「ムジカ・クラシカ・T」から、「フィラルモニカ・マンドリーニ・アルバ・サッポロ」に改称して、3度目の演奏会を迎えます。名称を変更した背景には、以前の名前の「T」は私のイニシャルを表していたこともあり、より公共性の高い楽団になるべきだという考えによるものです。また地名を入れることによって、どこの土地に根ざした活動をしていく集団なのかということを明確にするという目的によるものです。

 指揮者として演奏者の前に立ち、よりよい音楽を作るべく最善を尽くす、そこをないがしろにする積りは毛頭ありません。しかし指揮者の別の存在意義として、個々の演奏者や人の思い、存在だけならばその力は小さくとも、時に皆さんの情熱を一つの大きな渦に変えていくという仕事も私の大切な仕事の一つではないかと、数年前から考えるようになりました。

 では私がこのマンドリンオーケストラの世界で何ができるのか、ということを考えてきて、マンドリン属の楽器、そしてギターの子供たちを対象にしたオーケストラを作ろうと考えております。シンフォニーオーケストラならば各地にジュニアオーケストラなるものが存在し、そこで質の高い指導が意欲ある子供たちに提供され、そこからプロフェッショナルを目指す子供たちが音大に上がってゆくという仕組みがありますが、マンドリンオーケストラには、残念ながらまだそのような流れが確立されておりません。実際にこのようなマンドリンオーケストラのジュニア版は、全国的にあまり例がないようです。

 私が各地でマンドリン音楽に携わる方々とご一緒させていただく中で、明確なビジョンを持った方々が各地で魅力的な活動をされているなど、新たな胎動が確実に生まれつつあるのを感じますし、そのための人材も私の周囲には集まり始めている。そんな実感が今、私の背中を押そうとしています。その証拠に、今回もコンサートマスターの柴田高明さんをはじめ、素晴らしい仲間の方々が関西、関東から駆け付けてくれています。このことは本当にありがたいことです。

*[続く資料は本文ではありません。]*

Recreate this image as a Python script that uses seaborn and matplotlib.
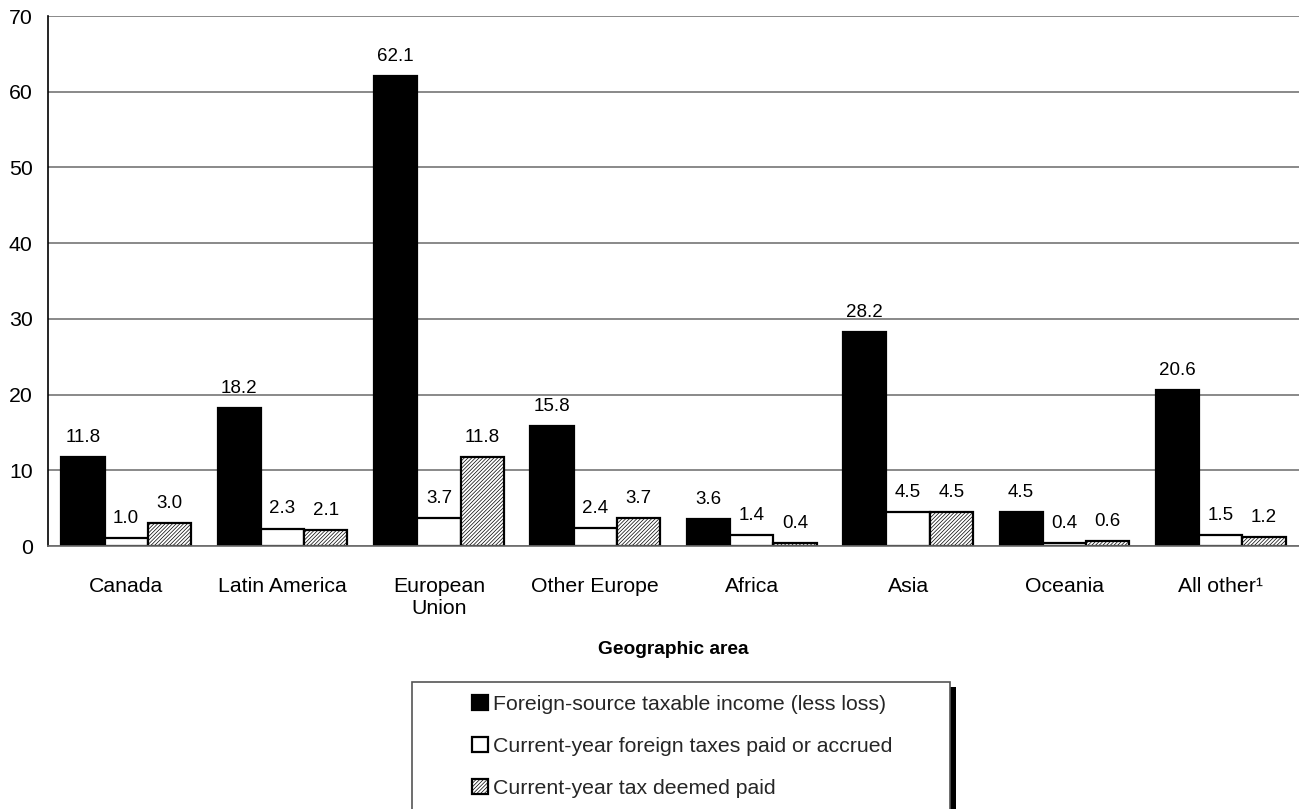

 マンドリンオーケストラは、何だかマイナーで暗い、みたいなイメージをお持ちの方がいらしたらそれは間違いであり、マンドリンオーケストラの作品もよいとものだと感じていただくためにも、個々の奏者の技量がより高くなり、結果マンドリンオーケストラの演奏のクオリティが更に高まること、そして、魅力ある楽団のためにより素晴らしい作品が書かれること、この循環が必要なのではないかと考えます。

 マンドリン音楽は、たまたまバッハ、ベートーヴェン、ブラームスなどという道筋を取らなかっただけのこと。このことを詳しく書きますと、日本のクラシック音楽受容史の話になってしまいますので機会を改めることにして、私はこれまで札幌のマンドリニストやギタリストの皆さんと共に育ってきました。

 そして今、マンドリンオーケストラ専業の指揮者を除けば、私はマンドリンオーケストラの素晴らしさや魅力を日本で一番理解している指揮者の一人ではないかと思います。これからは、マンドリン界に何らかの恩返しをしていきたいと考えております。子供たちを対象とするオーケストラのお話など、ご興味を感じられた方は、是非一度私にご連絡をいただけたらと思います。チームを組んで動くことの大切さを感じます。そして、今後とも惜しみない応援をお願い申し上げる次第であります。

 本日もようこそお越し下さいました。最後までごゆっくりお聴き下さい。